Mais un artiste, c'est aussi une voix dans la nuit. Ça se veut le porte-parole de la société, le révélateur de ses maux. Un mois après la sortie de Late Registration, dans un concert de bienfaisance au profit des victimes de l'ouragan Katrina, Kanye West prétendra de manière controversée que le président d'alors, George Bush, n'a rien à faire des gens noirs. Et avant cela sur l'album, à une époque où c'est devenu une rareté chez les rappeurs grand public, il fait de la politique.

L'exemple le plus évident est l'un des sommets de l'album, "Diamonds From Sierra Leone". Ici, pendant que Jay-Z se penche sur les péripéties récentes de son label, son compère, amateur patenté de luxe et de clinquant, réalise que le commerce des diamants finance la guerre civile du pays africain.

Cette tension entre le rappeur matérialiste et le rappeur conscient, cette contradiction entre le m'as-tu-vu de Roc-A-Fella et le backpacker, existait déjà sur The College Dropout. Mais elle est amplifiée. A l'ode aux belles bagnoles de "Drive Slow", à celle à sa réussite de "Touch The Sky", à un titre léger sur les femmes vénales ("Gold Digger") et à une exaltation de sa vie de luxe ("Celebration"), répondent "Heard ’Em Say", où Kanye dénonce le racisme institutionnel, et "Crack Music", où il revient sur cette vieille théorie conspirationniste selon laquelle l'épidémie de crack aurait été une entreprise délibérée de destruction des Afro-Américains.

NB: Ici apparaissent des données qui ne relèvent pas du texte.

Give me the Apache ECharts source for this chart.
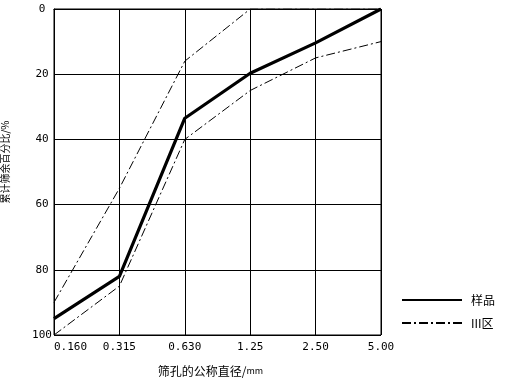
<!DOCTYPE html>
<html><head><meta charset="utf-8">
<script src="https://cdn.jsdelivr.net/npm/echarts@6/dist/echarts.min.js"></script>
<style>html,body{margin:0;padding:0;background:#fff}#c{width:508px;height:380px}</style>
</head><body><div id="c"></div>
<script>
const categories = ['0.160', '0.315', '0.630', '1.25', '2.50', '5.00'];
const sampleValues = [95, 82, 33.5, 19.7, 10.4, 0];
const zoneUpper = [90, 55, 16, 0, 0, 0];
const zoneLower = [100, 85, 40, 25, 15, 10];
const yTicks = [0, 20, 40, 60, 80, 100];

const chart = echarts.init(document.getElementById('c'));
const cjk = "'Noto Sans CJK SC', sans-serif";
const mono = "'DejaVu Sans Mono', monospace";
chart.setOption({
  animation: false,
  backgroundColor: '#fff',
  grid: { left: 54, top: 9, width: 327, height: 326, show: true, borderColor: '#000', borderWidth: 1,
    containLabel: false, outerBoundsMode: 'none' },
  legend: {
    orient: 'vertical', left: 396, top: 289, itemWidth: 60, itemHeight: 12, itemGap: 11,
    itemStyle: { opacity: 0 },
    textStyle: { fontFamily: cjk, fontSize: 12, color: '#000', padding: [0, 0, 0, 4] },
    data: [{ name: '样品' }, { name: 'III区' }]
  },
  xAxis: {
    type: 'category', data: categories, boundaryGap: false,
    axisLine: { lineStyle: { color: '#000', width: 1 } },
    axisTick: { show: false },
    axisLabel: { color: '#000', fontFamily: mono, fontSize: 11, margin: 7, alignMinLabel: 'left' },
    splitLine: { show: true, lineStyle: { color: '#000', width: 1 } },
    name: '筛孔的公称直径/{s|mm}', nameLocation: 'middle', nameGap: 30,
    nameTextStyle: { fontFamily: cjk, fontSize: 12, color: '#000', padding: [0, 14, 0, 0],
      rich: { s: { fontFamily: cjk, fontSize: 9, color: '#000' } } }
  },
  yAxis: {
    type: 'value', inverse: true, min: 0, max: 100, interval: 20,
    axisLine: { show: true, lineStyle: { color: '#000', width: 1 } },
    axisTick: { show: false },
    axisLabel: { color: '#000', fontFamily: mono, fontSize: 11, margin: 12, align: 'center',
      formatter: v => yTicks.includes(v) ? String(v) : '' },
    splitLine: { show: true, lineStyle: { color: '#000', width: 1 } },
    name: '累计筛余百分比/%', nameLocation: 'middle', nameGap: 44, nameRotate: 90,
    nameTextStyle: { fontFamily: cjk, fontSize: 10, color: '#000', padding: [0, 0, 0, 20] }
  },
  series: [
    { name: '样品', type: 'line', data: sampleValues, symbol: 'none', z: 5,
      lineStyle: { color: '#000', width: 3.2 }, itemStyle: { color: '#000' } },
    { name: 'III区', type: 'line', data: zoneUpper, symbol: 'none',
      lineStyle: { color: '#000', width: 1, type: [9, 3, 2, 3] }, itemStyle: { color: '#000' } },
    { name: 'III区', type: 'line', data: zoneLower, symbol: 'none',
      lineStyle: { color: '#000', width: 1, type: [9, 3, 2, 3] }, itemStyle: { color: '#000' } }
  ]
});
</script></body></html>
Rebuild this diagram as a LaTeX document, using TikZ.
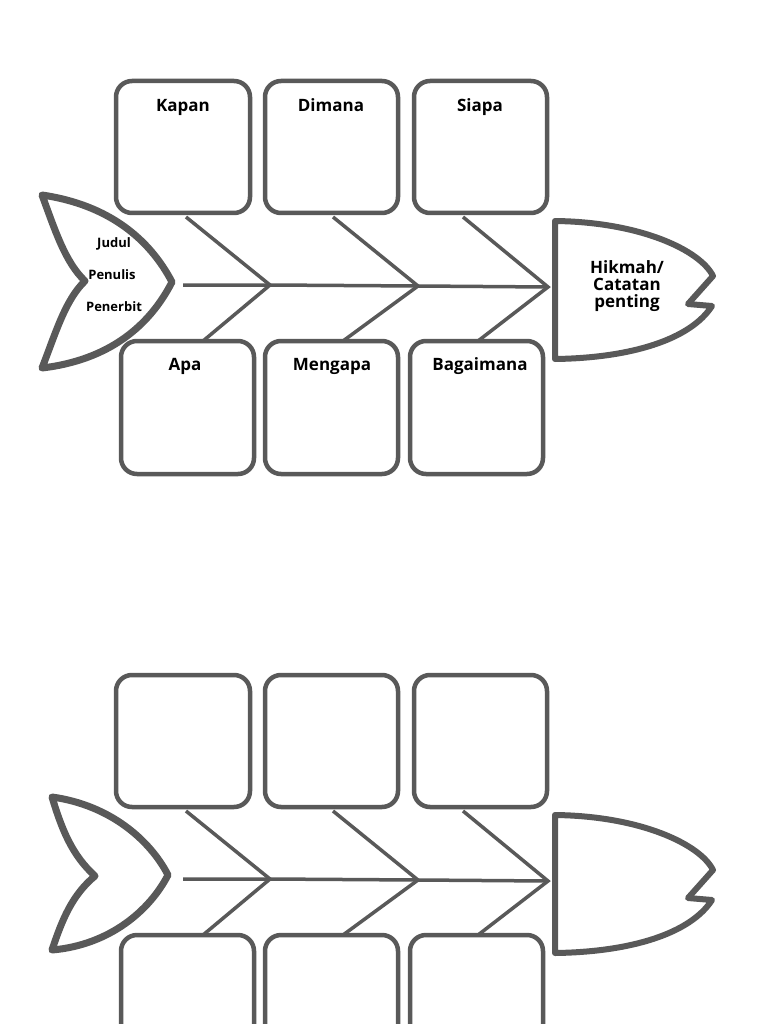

Kanye West est un artiste, c'est un poncif. Il serait même un génie. Il est tout le contraire de cet honnête artisan qu'est le rappeur moyen, celui qui décline à l'envi la formule et le style de sa région. Est-ce un bien ? Le premier modèle est-il vraiment préférable à l'autre ? Le long de sa carrière très prolifique, le rappeur et producteur nous en fera souvent douter. Mais enfin, en 2005, avec cette confirmation qu'est Late Registration, la réponse laisse encore peu de place au doute.